● Required task: Each line from the beginning of the data below through the line containing "const toPts = (vals)" should be repeated exactly, please.

● Given information:
◆ ◆ ◆ ◆ ◆

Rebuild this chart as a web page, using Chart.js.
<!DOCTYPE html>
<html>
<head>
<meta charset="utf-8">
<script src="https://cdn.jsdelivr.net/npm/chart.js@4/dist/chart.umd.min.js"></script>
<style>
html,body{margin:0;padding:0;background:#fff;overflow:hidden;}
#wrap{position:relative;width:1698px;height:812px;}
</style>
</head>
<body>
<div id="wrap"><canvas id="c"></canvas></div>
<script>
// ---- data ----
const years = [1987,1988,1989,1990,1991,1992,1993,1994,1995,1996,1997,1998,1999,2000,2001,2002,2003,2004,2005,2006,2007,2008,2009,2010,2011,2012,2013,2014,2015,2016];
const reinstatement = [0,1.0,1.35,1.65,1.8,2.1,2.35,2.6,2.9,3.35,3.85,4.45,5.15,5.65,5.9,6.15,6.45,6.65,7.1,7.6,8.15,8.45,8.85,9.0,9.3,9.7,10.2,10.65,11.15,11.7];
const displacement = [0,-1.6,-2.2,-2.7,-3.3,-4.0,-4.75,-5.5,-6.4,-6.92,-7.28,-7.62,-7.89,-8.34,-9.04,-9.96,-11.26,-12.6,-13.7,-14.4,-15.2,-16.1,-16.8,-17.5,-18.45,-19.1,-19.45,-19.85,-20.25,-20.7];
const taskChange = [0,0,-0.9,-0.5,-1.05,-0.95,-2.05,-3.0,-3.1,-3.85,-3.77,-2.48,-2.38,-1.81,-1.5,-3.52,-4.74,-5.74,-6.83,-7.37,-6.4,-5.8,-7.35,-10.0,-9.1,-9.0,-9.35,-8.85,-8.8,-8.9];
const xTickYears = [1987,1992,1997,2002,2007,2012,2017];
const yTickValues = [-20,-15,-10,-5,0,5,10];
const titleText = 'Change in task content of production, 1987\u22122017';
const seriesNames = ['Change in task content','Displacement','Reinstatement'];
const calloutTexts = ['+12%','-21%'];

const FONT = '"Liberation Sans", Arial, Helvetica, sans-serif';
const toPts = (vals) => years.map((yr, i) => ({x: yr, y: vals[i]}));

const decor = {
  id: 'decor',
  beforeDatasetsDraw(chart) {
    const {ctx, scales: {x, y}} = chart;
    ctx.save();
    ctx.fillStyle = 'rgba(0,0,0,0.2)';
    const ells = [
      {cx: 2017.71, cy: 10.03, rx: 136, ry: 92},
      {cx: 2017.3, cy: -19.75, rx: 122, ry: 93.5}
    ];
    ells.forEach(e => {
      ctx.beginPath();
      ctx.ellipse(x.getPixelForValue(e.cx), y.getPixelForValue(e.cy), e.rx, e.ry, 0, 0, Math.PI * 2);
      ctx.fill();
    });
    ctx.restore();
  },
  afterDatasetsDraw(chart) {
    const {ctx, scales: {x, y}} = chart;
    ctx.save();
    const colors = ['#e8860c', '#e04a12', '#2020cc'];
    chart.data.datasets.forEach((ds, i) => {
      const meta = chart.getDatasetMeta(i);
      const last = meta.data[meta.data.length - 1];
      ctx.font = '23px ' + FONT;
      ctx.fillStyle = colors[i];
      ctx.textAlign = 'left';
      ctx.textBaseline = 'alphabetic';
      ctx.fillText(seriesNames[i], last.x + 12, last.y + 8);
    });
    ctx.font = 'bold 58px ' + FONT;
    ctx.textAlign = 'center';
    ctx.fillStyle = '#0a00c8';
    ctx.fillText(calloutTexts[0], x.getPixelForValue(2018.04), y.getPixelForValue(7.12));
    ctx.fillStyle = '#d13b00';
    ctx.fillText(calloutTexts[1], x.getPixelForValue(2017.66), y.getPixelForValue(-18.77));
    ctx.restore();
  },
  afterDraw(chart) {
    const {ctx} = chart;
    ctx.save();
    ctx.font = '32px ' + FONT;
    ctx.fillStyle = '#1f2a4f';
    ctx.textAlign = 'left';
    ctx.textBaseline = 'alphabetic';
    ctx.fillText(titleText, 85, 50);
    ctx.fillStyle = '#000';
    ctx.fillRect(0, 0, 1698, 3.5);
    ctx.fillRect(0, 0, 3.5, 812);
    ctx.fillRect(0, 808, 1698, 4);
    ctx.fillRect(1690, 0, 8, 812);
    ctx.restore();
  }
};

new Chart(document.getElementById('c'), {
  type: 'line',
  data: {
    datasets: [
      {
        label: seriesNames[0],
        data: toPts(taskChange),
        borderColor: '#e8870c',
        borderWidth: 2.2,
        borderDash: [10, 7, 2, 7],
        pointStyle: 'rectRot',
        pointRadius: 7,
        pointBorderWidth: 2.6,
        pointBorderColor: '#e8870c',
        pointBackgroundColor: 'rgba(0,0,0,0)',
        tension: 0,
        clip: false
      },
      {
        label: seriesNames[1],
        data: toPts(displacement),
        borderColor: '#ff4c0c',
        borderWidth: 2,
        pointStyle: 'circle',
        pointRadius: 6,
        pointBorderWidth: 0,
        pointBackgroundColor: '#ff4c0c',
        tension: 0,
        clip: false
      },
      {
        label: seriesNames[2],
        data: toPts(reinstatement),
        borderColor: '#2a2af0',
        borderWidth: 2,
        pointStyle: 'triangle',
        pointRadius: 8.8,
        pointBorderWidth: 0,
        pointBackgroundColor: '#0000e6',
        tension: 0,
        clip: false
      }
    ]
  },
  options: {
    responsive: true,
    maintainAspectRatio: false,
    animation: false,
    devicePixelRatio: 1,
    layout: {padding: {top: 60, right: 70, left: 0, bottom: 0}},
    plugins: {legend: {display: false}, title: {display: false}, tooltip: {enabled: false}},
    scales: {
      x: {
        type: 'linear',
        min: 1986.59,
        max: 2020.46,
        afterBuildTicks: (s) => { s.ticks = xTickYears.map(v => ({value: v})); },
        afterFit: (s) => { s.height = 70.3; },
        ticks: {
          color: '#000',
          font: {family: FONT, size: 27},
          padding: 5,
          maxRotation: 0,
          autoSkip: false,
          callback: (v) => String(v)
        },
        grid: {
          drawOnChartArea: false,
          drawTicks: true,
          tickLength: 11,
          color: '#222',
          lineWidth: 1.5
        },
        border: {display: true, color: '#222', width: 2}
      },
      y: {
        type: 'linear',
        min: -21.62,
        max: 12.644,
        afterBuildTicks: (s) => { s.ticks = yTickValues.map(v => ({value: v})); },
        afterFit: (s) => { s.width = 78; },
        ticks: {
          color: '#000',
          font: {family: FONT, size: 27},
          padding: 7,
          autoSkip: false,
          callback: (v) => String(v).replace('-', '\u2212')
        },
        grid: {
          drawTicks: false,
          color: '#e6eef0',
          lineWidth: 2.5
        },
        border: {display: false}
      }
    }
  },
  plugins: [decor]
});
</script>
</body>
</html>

◆ ◆ ◆ ◆ ◆

● The output:
Rebuild this chart as a web page, using Chart.js.
<!DOCTYPE html>
<html>
<head>
<meta charset="utf-8">
<script src="https://cdn.jsdelivr.net/npm/chart.js@4/dist/chart.umd.min.js"></script>
<style>
html,body{margin:0;padding:0;background:#fff;overflow:hidden;}
#wrap{position:relative;width:1698px;height:812px;}
</style>
</head>
<body>
<div id="wrap"><canvas id="c"></canvas></div>
<script>
// ---- data ----
const years = [1987,1988,1989,1990,1991,1992,1993,1994,1995,1996,1997,1998,1999,2000,2001,2002,2003,2004,2005,2006,2007,2008,2009,2010,2011,2012,2013,2014,2015,2016];
const reinstatement = [0,1.0,1.35,1.65,1.8,2.1,2.35,2.6,2.9,3.35,3.85,4.45,5.15,5.65,5.9,6.15,6.45,6.65,7.1,7.6,8.15,8.45,8.85,9.0,9.3,9.7,10.2,10.65,11.15,11.7];
const displacement = [0,-1.6,-2.2,-2.7,-3.3,-4.0,-4.75,-5.5,-6.4,-6.92,-7.28,-7.62,-7.89,-8.34,-9.04,-9.96,-11.26,-12.6,-13.7,-14.4,-15.2,-16.1,-16.8,-17.5,-18.45,-19.1,-19.45,-19.85,-20.25,-20.7];
const taskChange = [0,0,-0.9,-0.5,-1.05,-0.95,-2.05,-3.0,-3.1,-3.85,-3.77,-2.48,-2.38,-1.81,-1.5,-3.52,-4.74,-5.74,-6.83,-7.37,-6.4,-5.8,-7.35,-10.0,-9.1,-9.0,-9.35,-8.85,-8.8,-8.9];
const xTickYears = [1987,1992,1997,2002,2007,2012,2017];
const yTickValues = [-20,-15,-10,-5,0,5,10];
const titleText = 'Change in task content of production, 1987\u22122017';
const seriesNames = ['Change in task content','Displacement','Reinstatement'];
const calloutTexts = ['+12%','-21%'];

const FONT = '"Liberation Sans", Arial, Helvetica, sans-serif';
const toPts = (vals) => years.map((yr, i) => ({x: yr, y: vals[i]}));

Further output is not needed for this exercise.